Posted by DJ Wallaby at 6/18/2007 12:53:00 PM
Friday, June 15, 2007
Rocket from the Crypt - "Over the Rail": "A track from the Circa: Now! sessions, but not released until the album was re-issued with bonus tracks, this is another fat slab of rock from the RFTC boys and is as solid as anything from their albums."
Thursday, June 14, 2007
Ted Leo - "La Costa Brava": "An interesting little number - Ted Leo provides his usual high-quality rock, but he mainly bases this song around a subtle, repeating guitar section. It's the kind of pleasant melody that you want to keep going, but he keeps things interesting by occasionally punctuating the song with some ace indie-rock chord riffings. And then, just when you think the song's going on for too long (around the five minute mark), Leo starts layering in different vocal parts, giving the song a completely new tonal dimension, even as the music stays constant."

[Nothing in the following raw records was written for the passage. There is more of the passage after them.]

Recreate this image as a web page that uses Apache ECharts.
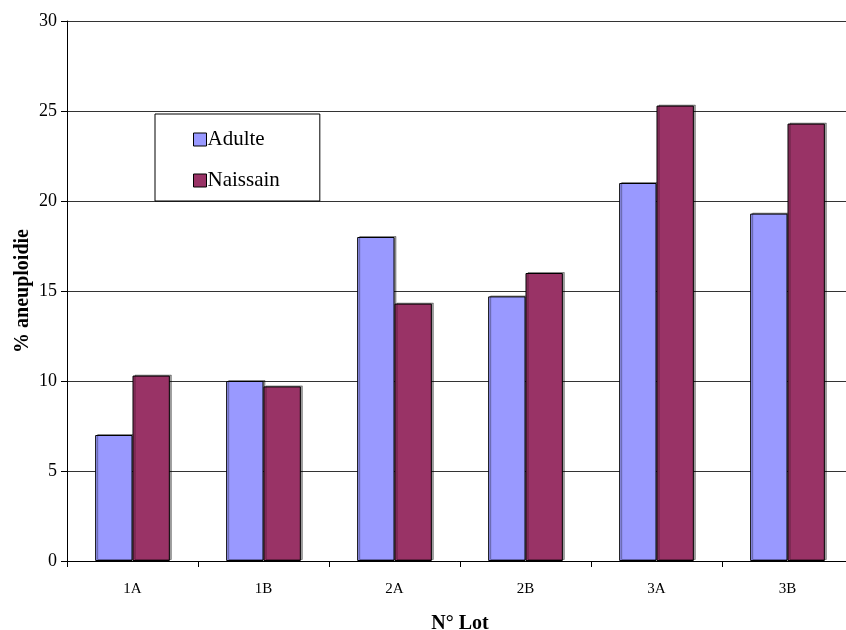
<!DOCTYPE html>
<html><head><meta charset="utf-8">
<script src="https://cdn.jsdelivr.net/npm/echarts@6/dist/echarts.min.js"></script>
<style>html,body{margin:0;padding:0;background:#fff}#c{width:846px;height:630px}</style>
</head><body><div id="c"></div>
<script>
const categories = ['1A','1B','2A','2B','3A','3B'];
const adulte = [7.0, 10.0, 18.0, 14.7, 21.0, 19.3];
const naissain = [10.3, 9.7, 14.3, 16.0, 25.3, 24.3];
const chart = echarts.init(document.getElementById('c'));
const font = '"Liberation Serif", "Times New Roman", serif';
chart.setOption({
  animation: false,
  backgroundColor: '#fff',
  grid: {left: 67, top: 21, width: 786, height: 540, containLabel: false, outerBoundsMode: 'none'},
  legend: {
    left: 155, top: 114,
    orient: 'vertical', itemGap: 20, padding: [15, 40, 10, 38],
    itemWidth: 13, itemHeight: 13,
    borderColor: '#000', borderWidth: 1, backgroundColor: '#fff',
    textStyle: {fontFamily: font, fontSize: 21, color: '#000', padding: [0,0,0,-4]},
    icon: 'rect',
    data: [
      {name: 'Adulte', itemStyle: {borderColor: '#000', borderWidth: 1}},
      {name: 'Naissain', itemStyle: {borderColor: '#000', borderWidth: 1}}
    ]
  },
  xAxis: {
    type: 'category', data: categories,
    name: 'N° Lot', nameLocation: 'middle', nameGap: 53,
    nameTextStyle: {fontFamily: font, fontSize: 20, fontWeight: 'bold', color: '#000'},
    axisLine: {lineStyle: {color: '#000', width: 1}},
    axisTick: {show: true, alignWithLabel: false, length: 6, lineStyle: {color: '#000'}},
    axisLabel: {fontFamily: font, fontSize: 15, color: '#000', margin: 21}
  },
  yAxis: {
    type: 'value', min: 0, max: 30, interval: 5,
    name: '% aneuploidie', nameLocation: 'middle', nameGap: 34, nameMoveOverlap: false,
    nameTextStyle: {fontFamily: font, fontSize: 20, fontWeight: 'bold', color: '#000'},
    axisLine: {show: true, lineStyle: {color: '#000', width: 1}},
    axisTick: {show: true, length: 6, lineStyle: {color: '#000'}},
    axisLabel: {fontFamily: font, fontSize: 18, color: '#000', margin: 10},
    splitLine: {show: true, lineStyle: {color: '#333', width: 1}}
  },
  series: [
    {name: 'Adulte', type: 'bar', data: adulte, barGap: '0%', barCategoryGap: '43%',
     itemStyle: {color: '#9999FF', borderColor: '#000', borderWidth: 1,
       shadowColor: 'rgba(0,0,0,0.35)', shadowOffsetX: 2, shadowOffsetY: -1, shadowBlur: 0}},
    {name: 'Naissain', type: 'bar', data: naissain, barGap: '0%', barCategoryGap: '43%',
     itemStyle: {color: '#993366', borderColor: '#000', borderWidth: 1,
       shadowColor: 'rgba(0,0,0,0.35)', shadowOffsetX: 2, shadowOffsetY: -1, shadowBlur: 0}}
  ]
});
</script></body></html>
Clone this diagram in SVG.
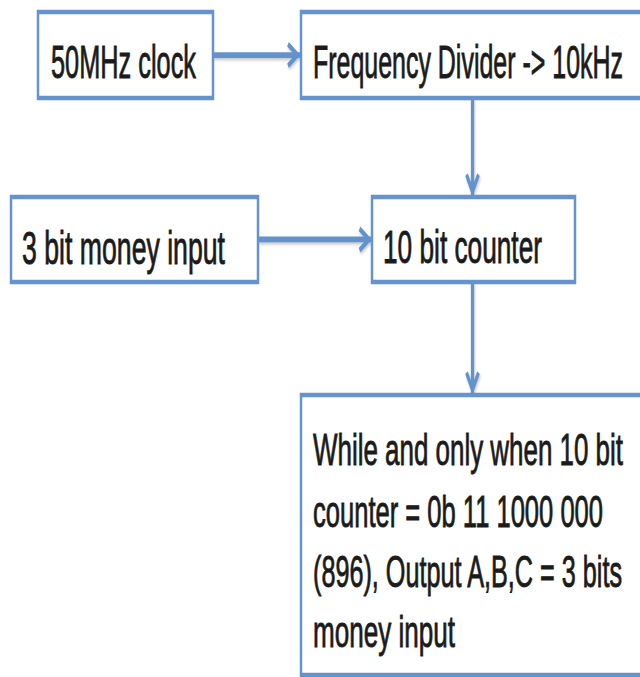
<svg xmlns="http://www.w3.org/2000/svg" width="640" height="677" viewBox="0 0 640 677">
  <defs>
    <style>
      .box { fill: #ffffff; stroke: #6493cd; stroke-width: 2.5; }
      .lbl { font-family: "Liberation Sans", Arial, sans-serif; fill: #1b1b1b; stroke: #1b1b1b; stroke-width: 0.5; }
      .row { font-size: 26px; }
      .body { font-size: 25px; }
      .wire { fill: none; stroke: #6493cd; stroke-width: 3.2; marker-end: url(#arrowOpen); filter: url(#wireShadow); }
    </style>
    <marker id="arrowOpen" markerUnits="userSpaceOnUse" markerWidth="18" markerHeight="18" viewBox="-15 -9 18 18" refX="0" refY="0" orient="auto" overflow="visible">
      <path d="M-12,-6 L-2.5,0 L-12,6" fill="none" stroke="#6493cd" stroke-width="3" stroke-linejoin="miter"/>
    </marker>
    <!-- user-space region so straight, zero-height/width wires still render -->
    <filter id="wireShadow" filterUnits="userSpaceOnUse" x="0" y="0" width="640" height="400">
      <feDropShadow dx="0.8" dy="1.2" stdDeviation="0.8" flood-color="#808080" flood-opacity="0.45"/>
    </filter>
  </defs>

  <rect x="0" y="0" width="640" height="677" fill="#ffffff"/>

  <!-- drawing is laid out in a vertically compressed frame, stretched back by 1.8 -->
  <g transform="scale(1,1.8)">
    <g id="connectors">
      <path class="wire" d="M213,30.56 L300,30.56"/>
      <path class="wire" d="M472.5,54.44 L472.5,109"/>
      <path class="wire" d="M258,133.05 L371.5,133.05"/>
      <path class="wire" d="M472.5,156.67 L472.5,219"/>
    </g>

    <g id="clock">
      <rect class="box" x="38" y="6.67" width="175" height="47.78"/>
      <text class="lbl row" x="51" y="43.33" textLength="145" lengthAdjust="spacingAndGlyphs">50MHz clock</text>
    </g>

    <g id="divider">
      <rect class="box" x="301" y="6.67" width="360" height="47.78"/>
      <text class="lbl row" x="313" y="43.33" textLength="310" lengthAdjust="spacingAndGlyphs">Frequency Divider -&gt; 10kHz</text>
    </g>

    <g id="money-input">
      <rect class="box" x="11" y="109.44" width="247" height="47.23"/>
      <text class="lbl row" x="22" y="146.67" textLength="203" lengthAdjust="spacingAndGlyphs">3 bit money input</text>
    </g>

    <g id="counter">
      <rect class="box" x="372" y="109.44" width="203" height="47.23"/>
      <text class="lbl row" x="383" y="146.11" textLength="159" lengthAdjust="spacingAndGlyphs">10 bit counter</text>
    </g>

    <g id="output">
      <rect class="box" x="301" y="219.44" width="360" height="155.56"/>
      <text class="lbl body" x="313" y="258.33" textLength="310" lengthAdjust="spacingAndGlyphs">While and only when 10 bit</text>
      <text class="lbl body" x="313" y="292.78" textLength="290" lengthAdjust="spacingAndGlyphs">counter = 0b 11 1000 000</text>
      <text class="lbl body" x="313" y="326.11" textLength="309" lengthAdjust="spacingAndGlyphs">(896), Output A,B,C = 3 bits</text>
      <text class="lbl body" x="313" y="359.44" textLength="142" lengthAdjust="spacingAndGlyphs">money input</text>
    </g>
  </g>
</svg>
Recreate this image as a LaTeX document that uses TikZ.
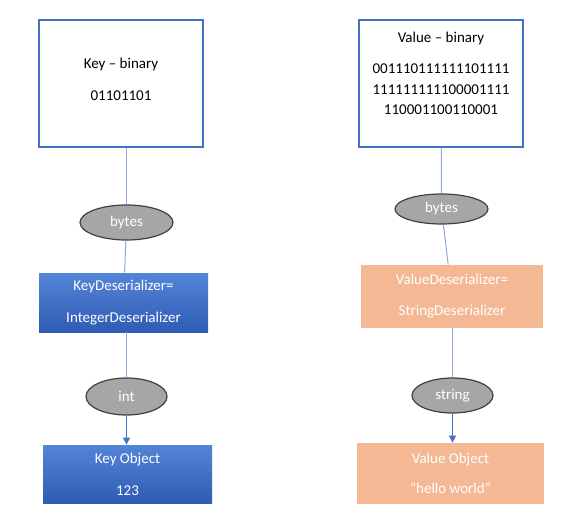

Posted by DJ Wallaby at 6/14/2007 11:05:00 AM
Wednesday, June 06, 2007
The Twilight Sad - "Walking For Two Hours": "This works my shoegaze jones. A wall of sound washes over this melancholy song, while the very Scottish vocals somewhat recall Idlewild. This song sounds best when turned up loud, as the drums pound especially hard, but you can also hear the subtle accordion parts wafting in and out of the background."
Posted by DJ Wallaby at 6/06/2007 10:31:00 AM
Tuesday, June 05, 2007
Monday, June 04, 2007
Dengue Fever - "We Were Gonna": "This is swinging 60s rock, except made in the present day and featuring a female Cambodian singer who sings in Khmer. It may sound gimicky, but the music is tight and the unexpected vocals keep things sounding like more than well-done psychedelic pop retreads."
Posted by DJ Wallaby at 6/04/2007 10:30:00 AM
Friday, June 01, 2007
The Whigs - "Like A Vibration" (live): "Check out this previously unreleased track from The Whigs' Rhapsody Originals session. The songs from their album (Give Em All A Big Fat Lip) are great, but this song - slated for their upcoming record - is amazing. It's pounding, rough and rocking with jolts of energy every time they sing "like a vibraaaatioooon". Like the tag says, it's Friday, rock it out."